Honest With God

God has been growing me in the area of honesty.  (Psalm 62:8)  I have often felt like a “good Christian” should never doubt God or question anything He says.  So, in an effort to appear “good” (because I thought that’s what would earn love and acceptance), I have rarely voiced my doubts or questions, especially to God.  The funny thing is God already knows all my doubts and questions.  Nothing is hidden from Him.  (Hebrews 4:13)  Through a conversation with Him the other day, I saw that my being honest with Him allowed Him to come in and heal me.  The conversation (not audible, but in my heart & mind) went something like this:

Me:  I can’t be good all the time.  I try so hard, but I just can’t.  I’ll never be good enough.

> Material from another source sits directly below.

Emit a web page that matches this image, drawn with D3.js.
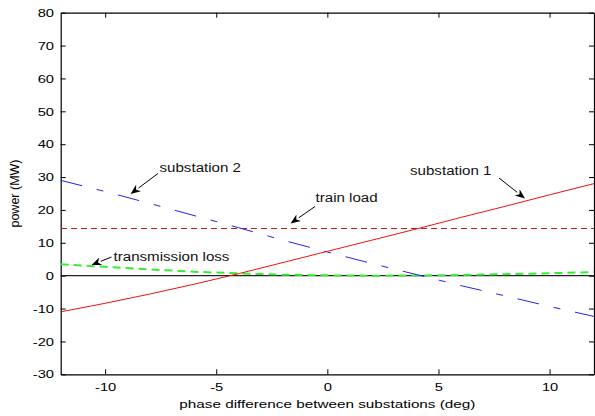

God:  It’s okay.  I love you even when you mess up.

Me:  That doesn’t make any sense!  Other people get mad at me when I mess up.  I get mad at other people when they do something wrong.  How can you love me and not be angry at me when I fail?

God:  I’m not like you.  I love you even when you’re bad.  I can watch you do things wrong and not be mad at you.  I’m just different.  I give you the freedom to fail.

Me:  But, how can you do that?  I don’t deserve to be loved!

God:  I am GOD.  I AM love.  That’s just what I do.